I submitted a short essay to an online magazine the other day. Three days later they sent me a rejection message:

“Thank you for sending us “Blah Blah Blah”. We’re going to pass on this story right now, but we encourage you to send other stories…”

No explanation, no reason is given. Just, no. It hurts every time. I’m not hardened enough yet. I don’t have callouses on whatever part of me it is that this kind of rejection stings. As I look into what I need to do to ultimately publish a book, I am realizing that I need to publish smaller, single essays along the same subject matter (motherhood and rock climbing) in a lot of other places. I have to have a platform. I have to have followers. A lot of followers. Hundreds of thousands of followers. Some part of the world needs to already know who I am in order for a publisher to even consider my book idea. I need to send out essays to a whole lot of different places, which I haven’t spent much time doing in my “writing career” yet (as you can see if you ever look at my puny publication list), so mostly I receive rejections. And that makes me not want to send out anything else, maybe not write anything else. It kind of makes me want to crawl in a hole. I think, maybe I’m not cut out for this vocation after all. Maybe I’ll just go get a job at the Rite Aid around the corner.

No. I need to change my perspective. I think about what it means to fail in other parts of my life, like in climbing.

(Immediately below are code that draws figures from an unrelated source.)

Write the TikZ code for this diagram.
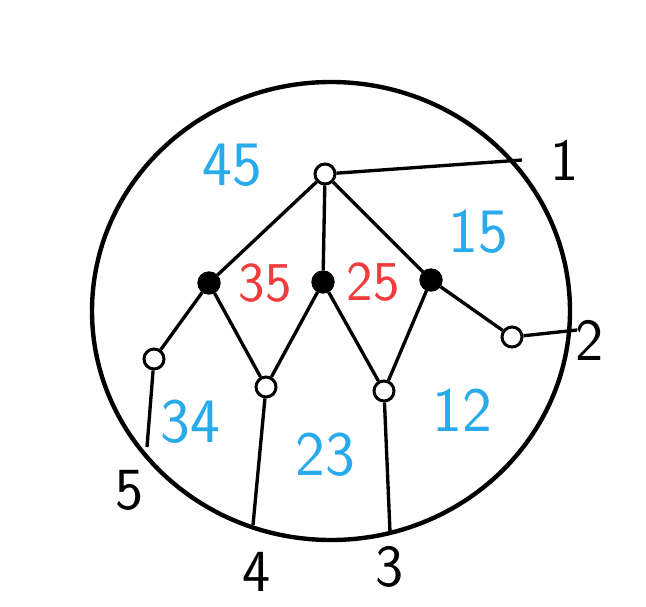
\documentclass[tikz,border=0pt]{standalone}
\usepackage{tikz}
\usetikzlibrary{positioning}
\definecolor{skyblue}{RGB}{40,170,235}
\definecolor{lightred}{RGB}{240,60,60}

\begin{document}
\begin{tikzpicture}[x=0.4mm, y=-0.4mm, line width=3.8pt,
		opennode/.style={draw, circle, fill=white, minimum size=8mm, inner sep=0pt, line width=3.4pt},
		fullnode/.style={draw, circle, fill=black, minimum size=8mm, inner sep=0pt},
		numlabel/.style={font=\sffamily\fontsize{68}{68}\selectfont},
		facelabel/.style={font=\sffamily\fontsize{72}{72}\selectfont, text=skyblue},
		edgelabel/.style={font=\sffamily\fontsize{64}{64}\selectfont, text=lightred}]
				\useasboundingbox (0,0) rectangle (646,607);
				\draw[line width=5pt] (331,311) ellipse [x radius=239, y radius=229];
				% vertices
				\node[opennode] (a) at (325,174) {};
				\node[fullnode] (b1) at (209,283) {};
				\node[fullnode] (b2) at (323,282) {};
				\node[fullnode] (b3) at (431,280) {};
				\node[opennode] (c5) at (154,359) {};
				\node[opennode] (c4) at (266,387) {};
				\node[opennode] (c3) at (384,391) {};
				\node[opennode] (c2) at (512,337) {};
				% ends on the circle
				\coordinate (e1) at (522,160);
				\coordinate (e2) at (577,330);
				\coordinate (e3) at (390,532);
				\coordinate (e4) at (253,525);
				\coordinate (e5) at (147,447);
				\draw (a) -- (b1);
				\draw (a) -- (b2);
				\draw (a) -- (b3);
				\draw (b1) -- (c5);
				\draw (b1) -- (c4);
				\draw (b2) -- (c4);
				\draw (b2) -- (c3);
				\draw (b3) -- (c3);
				\draw (b3) -- (c2);
				\draw (a) -- (e1);
				\draw (c2) -- (e2);
				\draw (c3) -- (e3);
				\draw (c4) -- (e4);
				\draw (c5) -- (e5);
				% outer labels
				\node[numlabel] (n1) at (565,160) {1};
				\node[numlabel] (n2) at (590,340) {2};
				\node[numlabel] (n3) at (390,567) {3};
				\node[numlabel] (n4) at (257,572) {4};
				\node[numlabel] (n5) at (130,490) {5};
				% faces
				\node[facelabel] (f45) at (232,165) {45};
				\node[facelabel] (f15) at (478,232) {15};
				\node[facelabel] (f34) at (190,422) {34};
				\node[facelabel] (f23) at (325,455) {23};
				\node[facelabel] (f12) at (462,410) {12};
				\node[edgelabel] (r35) at (265,283) {35};
				\node[edgelabel] (r25) at (373,282) {25};
			\end{tikzpicture}
\end{document}
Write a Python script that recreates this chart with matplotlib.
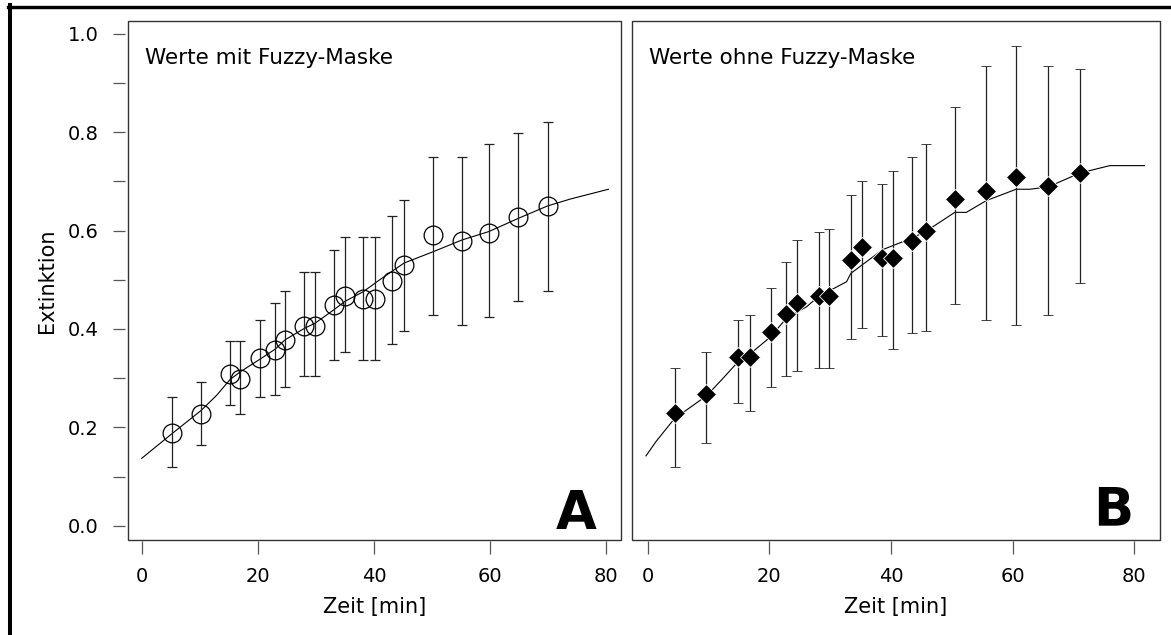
import numpy as np
import matplotlib.pyplot as plt
from matplotlib.lines import Line2D
from matplotlib.patches import Rectangle

plt.rcParams["font.family"] = "DejaVu Sans"

# Panel A: values with fuzzy mask (open circles)
zeit_a = [5.2, 10.2, 15.2, 17.0, 20.3, 23.0, 24.7, 28.0, 29.9, 33.1,
          35.0, 38.2, 40.2, 43.2, 45.2, 50.2, 55.2, 59.8, 64.9, 69.9]
ext_a = [0.188, 0.227, 0.308, 0.298, 0.340, 0.357, 0.378, 0.406, 0.405, 0.449,
         0.466, 0.460, 0.460, 0.498, 0.530, 0.590, 0.579, 0.595, 0.628, 0.650]
hi_a = [0.261, 0.293, 0.376, 0.376, 0.418, 0.452, 0.478, 0.516, 0.516, 0.561,
        0.587, 0.587, 0.587, 0.630, 0.662, 0.749, 0.749, 0.776, 0.798, 0.820]
lo_a = [0.120, 0.164, 0.245, 0.228, 0.262, 0.266, 0.283, 0.305, 0.305, 0.337,
        0.354, 0.337, 0.337, 0.370, 0.396, 0.429, 0.408, 0.424, 0.456, 0.478]
fit_x_a = [0.0, 5.2, 10.2, 12.9, 15.2, 17.0, 20.3, 23.0, 24.7, 28.0, 29.9,
           33.1, 35.0, 38.2, 41.0, 45.2, 50.2, 55.2, 59.8, 64.9, 69.9, 73.8, 80.4]
fit_y_a = [0.137, 0.187, 0.234, 0.265, 0.297, 0.313, 0.338, 0.359, 0.378, 0.401,
           0.412, 0.439, 0.456, 0.476, 0.500, 0.534, 0.557, 0.581, 0.598, 0.625,
           0.650, 0.664, 0.684]

# Panel B: values without fuzzy mask (filled diamonds)
zeit_b = [4.4, 9.65, 14.9, 16.8, 20.2, 22.8, 24.6, 28.1, 29.8, 33.4,
          35.2, 38.6, 40.4, 43.5, 45.7, 50.5, 55.7, 60.6, 65.9, 71.1]
ext_b = [0.230, 0.268, 0.343, 0.343, 0.393, 0.431, 0.452, 0.468, 0.468, 0.540,
         0.566, 0.544, 0.544, 0.578, 0.599, 0.664, 0.681, 0.708, 0.691, 0.717]
hi_b = [0.320, 0.353, 0.418, 0.429, 0.483, 0.537, 0.581, 0.598, 0.603, 0.673,
        0.700, 0.694, 0.722, 0.749, 0.776, 0.852, 0.934, 0.976, 0.934, 0.928]
lo_b = [0.120, 0.169, 0.250, 0.234, 0.283, 0.305, 0.315, 0.320, 0.320, 0.380,
        0.402, 0.386, 0.359, 0.391, 0.396, 0.451, 0.418, 0.408, 0.429, 0.494]
fit_x_b = [-0.3, 1.4, 4.4, 9.65, 12.1, 14.9, 16.8, 20.2, 22.8, 26.1, 28.1,
           32.7, 33.4, 38.6, 43.5, 45.7, 50.5, 52.4, 55.7, 60.6, 62.9, 65.9,
           71.1, 76.0, 81.7]
fit_y_b = [0.142, 0.172, 0.218, 0.264, 0.296, 0.334, 0.349, 0.384, 0.422, 0.445,
           0.466, 0.496, 0.513, 0.561, 0.585, 0.598, 0.637, 0.637, 0.661, 0.684,
           0.684, 0.689, 0.717, 0.732, 0.732]

W, H = 1171, 635
fig = plt.figure(figsize=(W / 100, H / 100), dpi=100)


def px_axes(left, right, top, bottom):
    return fig.add_axes([left / W, (H - bottom) / H, (right - left) / W, (bottom - top) / H])


def style(ax, xlim, show_y):
    ax.set_xlim(*xlim)
    ax.set_ylim(-0.029, 1.026)
    for s in ax.spines.values():
        s.set_visible(False)
    ax.spines["left"].set_position(("outward", 2.2))
    ax.spines["bottom"].set_position(("outward", 1.0))
    ax.add_patch(Rectangle((0, 0), 1, 1, transform=ax.transAxes, fill=False,
                           ec="#333333", lw=1.0, clip_on=False, zorder=5))
    ax.set_xticks([0, 20, 40, 60, 80])
    ax.tick_params(axis="x", length=9.5, width=0.9, color="#555555",
                   labelsize=14, pad=9)
    if show_y:
        ax.set_yticks(np.arange(0, 1.01, 0.2))
        ax.set_yticks(np.arange(0.1, 1.0, 0.2), minor=True)
        ax.tick_params(axis="y", which="both", length=9, width=0.9,
                       color="#555555", labelsize=14, pad=10)
        ax.set_ylabel("Extinktion", fontsize=15, labelpad=8)
    else:
        ax.set_yticks([])
    ax.set_xlabel("Zeit [min]", fontsize=15, labelpad=8)


# Panel A
ax1 = px_axes(128, 621, 21, 540)
style(ax1, (-2.36, 82.56), True)
ax1.plot(fit_x_a, fit_y_a, color="black", lw=0.8)
err_a = [np.array(ext_a) - np.array(lo_a), np.array(hi_a) - np.array(ext_a)]
ax1.errorbar(zeit_a, ext_a, yerr=err_a, fmt="o", ms=13.5, mfc="none",
             mec="black", mew=0.9, ecolor="#222222", elinewidth=0.9,
             capsize=3.5, capthick=0.9)
ax1.text(0.0345, 0.917, "Werte mit Fuzzy-Maske", transform=ax1.transAxes,
         fontsize=15.5, va="baseline", ha="left")
ax1.text(0.951, 0.021, "A", transform=ax1.transAxes, fontsize=38,
         fontweight="bold", va="baseline", ha="right")

# Panel B
ax2 = px_axes(632, 1160, 21, 540)
style(ax2, (-2.6, 84.26), False)
ax2.plot(fit_x_b, fit_y_b, color="black", lw=0.8)
err_b = [np.array(ext_b) - np.array(lo_b), np.array(hi_b) - np.array(ext_b)]
ax2.errorbar(zeit_b, ext_b, yerr=err_b, fmt="D", ms=10.5, mfc="black",
             mec="white", mew=0.6, ecolor="#222222", elinewidth=0.9,
             capsize=3.5, capthick=0.9)
ax2.text(0.032, 0.917, "Werte ohne Fuzzy-Maske", transform=ax2.transAxes,
         fontsize=15.5, va="baseline", ha="left")
ax2.text(0.949, 0.029, "B", transform=ax2.transAxes, fontsize=38,
         fontweight="bold", va="baseline", ha="right")

# thick frame lines (top and left) of the original figure
fig.add_artist(Line2D([8 / W, 1], [1 - 6.7 / H, 1 - 6.7 / H], color="black",
                      lw=2.4, transform=fig.transFigure))
fig.add_artist(Line2D([8 / W, 1], [1 - 9.3 / H, 1 - 9.3 / H], color="#c8c8c8",
                      lw=0.7, transform=fig.transFigure))
fig.add_artist(Line2D([10 / W, 10 / W], [0, 1 - 5 / H], color="black",
                      lw=2.9, transform=fig.transFigure))

fig.savefig("out.png", dpi=100)
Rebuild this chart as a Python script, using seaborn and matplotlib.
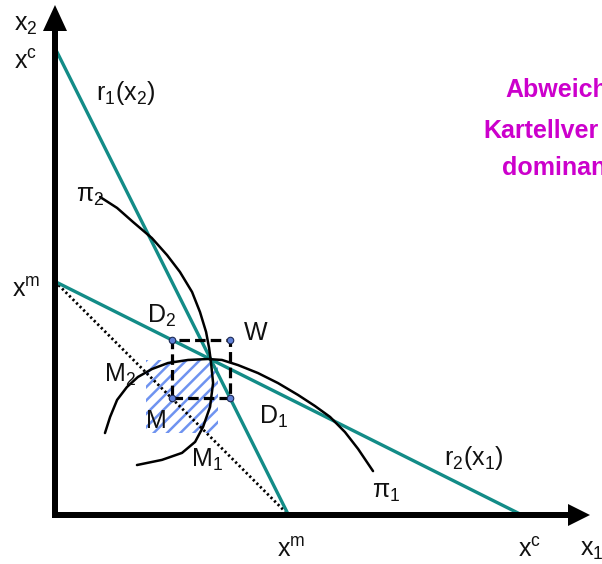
import seaborn as sns
import matplotlib.pyplot as plt
from matplotlib.patches import Rectangle

# Mengeneinheiten: Monopolmenge x^m = 1, Konkurrenzmenge x^c = 2
x_m = 1.0
x_c = 2.0

# Reaktionsfunktionen und Kartell-Linie (Achsenabschnitte)
r1_x1 = [0.0, x_m]
r1_x2 = [x_c, 0.0]
r2_x1 = [0.0, x_c]
r2_x2 = [x_m, 0.0]
kartell_x1 = [0.0, x_m]
kartell_x2 = [x_m, 0.0]

# Isogewinnlinien
pi1_x1 = [0.214, 0.236, 0.266, 0.308, 0.355, 0.415, 0.484, 0.570, 0.655, 0.715, 0.784,
          0.869, 0.955, 1.041, 1.113, 1.178, 1.242, 1.298, 1.362]
pi1_x2 = [0.351, 0.420, 0.493, 0.548, 0.591, 0.625, 0.651, 0.664, 0.668, 0.664, 0.642,
          0.608, 0.565, 0.514, 0.467, 0.420, 0.355, 0.283, 0.188]
pi2_x1 = [0.193, 0.266, 0.334, 0.415, 0.480, 0.535, 0.587, 0.621, 0.647, 0.660, 0.668,
          0.677, 0.664, 0.634, 0.600, 0.544, 0.458, 0.351]
pi2_x2 = [1.362, 1.315, 1.255, 1.186, 1.113, 1.041, 0.955, 0.869, 0.784, 0.715, 0.655,
          0.565, 0.463, 0.377, 0.313, 0.266, 0.236, 0.214]

# Punkte M, D1, W, D2 (gestricheltes Quadrat)
pkt_namen = ['M', 'D1', 'W', 'D2', 'M']
pkt_x1 = [0.5, 0.75, 0.75, 0.5, 0.5]
pkt_x2 = [0.5, 0.5, 0.75, 0.75, 0.5]

# schraffierte Flaeche
schraff_x1 = [0.39, 0.70]
schraff_x2 = [0.35, 0.665]

TEAL = '#138c87'
DPI = 120
S = 100 / DPI
PX = 233.5          # Pixel je Mengeneinheit
OX, OY = 55, 515    # Ursprung in Pixeln


def at(px, py):
    return (px - OX) / PX, (OY - py) / PX


sns.set_theme(style='white')
plt.rcParams['font.family'] = ['Liberation Sans', 'DejaVu Sans']
plt.rcParams['mathtext.default'] = 'regular'
plt.rcParams['hatch.linewidth'] = 1.5

fig = plt.figure(figsize=(602 / DPI, 564 / DPI), dpi=DPI)
ax = fig.add_axes([0, 0, 1, 1])
ax.set_xlim(-OX / PX, (602 - OX) / PX)
ax.set_ylim((OY - 564) / PX, OY / PX)
ax.axis('off')

# schraffierte Flaeche
ax.add_patch(Rectangle((schraff_x1[0], schraff_x2[0]),
                       schraff_x1[1] - schraff_x1[0], schraff_x2[1] - schraff_x2[0],
                       facecolor='white', edgecolor='#6f93f0', hatch='///', lw=0, zorder=1))

# Linien
sns.lineplot(x=kartell_x1, y=kartell_x2, ax=ax, color='black', lw=2 * S,
             linestyle=(0, (0.8, 1.0)), sort=False, estimator=None, zorder=2)
sns.lineplot(x=r1_x1, y=r1_x2, ax=ax, color=TEAL, lw=2.4 * S, sort=False, estimator=None, zorder=3)
sns.lineplot(x=r2_x1, y=r2_x2, ax=ax, color=TEAL, lw=2.4 * S, sort=False, estimator=None, zorder=3)
sns.lineplot(x=pi1_x1, y=pi1_x2, ax=ax, color='black', lw=1.8 * S, sort=False, estimator=None, zorder=4)
sns.lineplot(x=pi2_x1, y=pi2_x2, ax=ax, color='black', lw=1.8 * S, sort=False, estimator=None, zorder=4)

# gestricheltes Quadrat mit Eckpunkten
ax.plot(pkt_x1, pkt_x2, color='black', lw=2.3 * S, linestyle=(0, (3.3, 1.6)), zorder=5)
ax.scatter(pkt_x1[:4], pkt_x2[:4], s=22 * S * S, color='#5f80d8', edgecolor='#1d2a55',
           lw=0.8 * S, zorder=6)

# Achsen mit Pfeilen
w = 6 / PX
ax.arrow(-w / 2, 0, (590 - OX) / PX + w / 2, 0, width=w, head_width=22 / PX, head_length=22 / PX,
         length_includes_head=True, color='black', lw=0, zorder=7)
ax.arrow(0, -w / 2, 0, (OY - 5) / PX + w / 2, width=w, head_width=24 / PX, head_length=26 / PX,
         length_includes_head=True, color='black', lw=0, zorder=7)

# Beschriftungen
fs = 18 * S
labels = [
    ('x$_2$', 14, 25), ('x$^c$', 14, 62), ('x$^m$', 12, 290),
    ('r$_1$(x$_2$)', 96, 93), ('π$_2$', 76, 196), ('D$_2$', 147, 316),
    ('W', 244, 333), ('M$_2$', 104, 375), ('M', 146, 421), ('D$_1$', 259, 417),
    ('M$_1$', 191, 460), ('π$_1$', 372, 492), ('r$_2$(x$_1$)', 444, 458),
    ('x$^m$', 277, 550), ('x$^c$', 518, 550), ('x$_1$', 580, 550),
]
for txt, px, py in labels:
    ax.text(*at(px, py), txt, fontsize=fs, ha='left', va='center', color='#111111', zorder=8)

magenta = '#cc00cc'
for txt, px, py in [('Abweich', 505, 90), ('Kartellver', 483, 131), ('dominan', 502, 168)]:
    ax.text(*at(px, py), txt, fontsize=fs, ha='left', va='center', color=magenta,
            fontweight='bold', zorder=8)

fig.savefig('out.png', dpi=DPI)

In climbing, if you don’t finish a climb, route, boulder problem without falling, it is considered failure. I’m a huge failure as a climber, then, and somehow I’m okay with it. I’m not okay with it every the time, but I accept that for every successful “send,” there are a multitude of failures first. I just posted a picture of me on a climb called Creature on social media, and I have said that the route has been in my life for a bunch of years now. It’s true. For years now I have been falling on Creature every single time I have tried it. (Of course, I only get a few days on it a year, so that needs to be taken into account.) At the beginning, when I was figuring out the moves on Creature, I expected to fall. I expected failure. Since then, there have been moments when I have really thought I was going to send the thing, but still didn’t, and those times of failure were definitely much more disappointing. Once, I cried. But in climbing, somehow the failure just motivates me: to do better the next time, to get stronger the next time, to hold on longer next time.

So how can I as a writer similarly take failure and rejection to motivate me to work harder and write more, be more determined, send more of my work out into the world, to expect more rejection?

I don’t know yet, but it’s either get motivated or quit. And I’m pretty sure I’m not a quitter.